A footnote to the ATC text makes clear that even the claim of an 'imminent increase' in imports which will create an actual threat of injury to domestic producers "shall be a measurable one and shall not be determined to exist on the basis of allegation, conjecture or merely possibility arising, for example, from the existence of production capacity in the exporting Members."

And when seeking consultations for transitionary safeguards actions, the importing Member concerned has to provide simultaneously to the TMB Chairman copy of the request and "all the relevant data" on the basis of which the serious damage or actual threat has been determined.

When the US could not get its way into persuading the countries concerned in bilateral consultations to restrain their exports, it went ahead any way and imposed them unilaterally. These restraints were notified to the TMB, which is required suo moto to examine the matter promptly and make appropriate recommendations.

The cases involving US quotas imposed on India came up before the TMB in August this year, when the TMB suggested that the two sides should again consult each other and reach agreement -- a process by which the TMB avoids having to decide and puts the exporter at a disadvantage.

The three cases related to what in trade circles is known as product No 434 (men's woollen jackets and coats), No 435 (women's woollen jackets and coats) No. 440 (women's wool shirts and blouses).

In some of the cases, the US appears to have attempted to use data subsequent to its determination of serious damage or actual threat thereof -- something that India is known to have questioned. But with the TMB not giving a reasoned judgement, it is not known whether or not TMB members gave weight to the subsequent data produced by the United States.

In all the three cases, the TMB came to the conclusion that there was no "demonstrated serious injury".

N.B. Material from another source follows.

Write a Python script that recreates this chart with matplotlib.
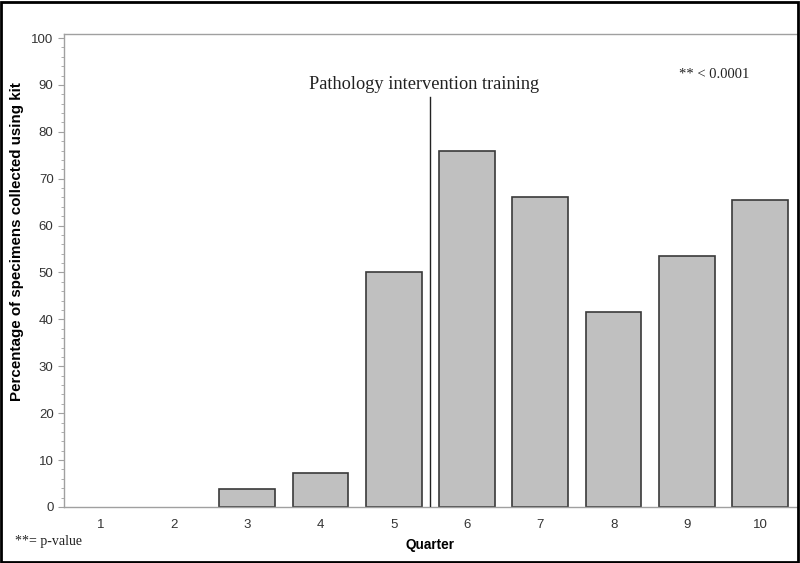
import matplotlib
matplotlib.use("Agg")
import matplotlib.pyplot as plt
from matplotlib.patches import Rectangle
from matplotlib.ticker import MultipleLocator

quarters = [1, 2, 3, 4, 5, 6, 7, 8, 9, 10]
pct_kit = [0, 0, 3.9, 7.3, 50, 76, 66, 41.5, 53.5, 65.5]
training_at = 5.5

fig = plt.figure(figsize=(8, 5.63), dpi=100)
ax = fig.add_axes([0.08, 0.0995, 0.916, 0.8405])

# empty quarters get no outline, as in the original
edge_w = [1.2 if v > 0 else 0 for v in pct_kit]
ax.bar(quarters, pct_kit, width=0.76, color="#c0c0c0", edgecolor="#3a3a3a", linewidth=edge_w, zorder=2)

ax.set_xlim(0.5, 10.5)
ax.set_ylim(0, 100.9)
ax.set_xticks(quarters)
ax.yaxis.set_major_locator(MultipleLocator(10))
ax.yaxis.set_minor_locator(MultipleLocator(2))

for s in ["left", "top", "bottom"]:
    ax.spines[s].set_color("#a0a0a0")
    ax.spines[s].set_linewidth(1.0)
ax.spines["right"].set_visible(False)

ax.tick_params(axis="y", which="major", length=4, color="#a0a0a0", labelsize=9.5, labelcolor="#333333")
ax.tick_params(axis="y", which="minor", length=2.5, color="#a0a0a0")
ax.tick_params(axis="x", length=0, labelsize=9.5, labelcolor="#333333", pad=9)

ax.set_ylabel("Percentage of specimens collected using kit", fontsize=10.9, fontweight="bold",
              family="Liberation Sans")
ax.yaxis.set_label_coords(-0.055, 0.56)
ax.set_xlabel("Quarter", fontsize=9.8, fontweight="bold", family="Liberation Sans", labelpad=5)
for lbl in ax.get_xticklabels() + ax.get_yticklabels():
    lbl.set_family("Liberation Sans")

# intervention marker
ax.plot([training_at, training_at], [0, 87.5], color="#222222", linewidth=1.0, zorder=3)
ax.text(training_at - 0.08, 90.1, "Pathology intervention training", ha="center", va="center",
        fontsize=13.2, family="Liberation Serif", color="#222222")
ax.text(9.37, 92.3, "** < 0.0001", ha="center", va="center",
        fontsize=10.5, family="Liberation Serif", color="#222222")

fig.text(0.019, 0.039, "**= p-value", ha="left", va="center",
         fontsize=10, family="Liberation Serif", color="#222222")

fig.patches.append(Rectangle((0.0015, 0.002), 0.996, 0.995, transform=fig.transFigure,
                             fill=False, edgecolor="black", linewidth=2.0))

fig.savefig("out.png", dpi=100)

It found no actual threat either in respect of imports from India of No 434 (men's woollen jackets and blouses) and asked the US to rescind the restraint orders. On No. 440 (women's woollen jackets and blouses), it found an imminent actual threat and accepted the US restraint.

On item 435, women's woollen jackets and coats, there was no consensus and thus no decision. But TMB suggested that in deciding their actions, the parties should keep in mind that the ATC was silent on whether the unilateral restraints imposed could continue in the absence of a consensus ruling by the TMB.

India came back to the TMB for review, on items 440 and 435, in terms of Art. 8.6, 8.8 and 8.10 of the ATC.

Art 8.6 requires the TMB, at the instance of any Member, to review promptly any particular matter which the Member finds detrimental to its interests where the consultations between it and another Member has failed to produce a mutually satisfactory solution; Art 8.8 requires the TMB whenever it is called upon "to make a recommendation" to do so within 30 days and communicate it directly to the Members concerned, and also to the Council on Trade in Goods.

Art 8.10 provides that any Member unable to conform to the TMB recommendations, should communicate it to the TMB with the reasons for its inability to conform to the recommendation, and the TMB is required, after thorough consideration, to issue further recommendations.

But the TMB has apparently merely decided to reiterate its earlier "decision not to make any recommendation". But it is not clear whether any reasoning, or even a finding on the reasons put forward by India in seeking the review under Art 8.6 and 8.8 has been provided to the two parties.

If the matter still remains unresolved, Art 8.10 adds, the Member concerned may bring the matter before the WTO's Dispute Settlement Body and invoke Art XXIII:2 and the DSU -- both of which provide for establishment of a regular panel and ruling.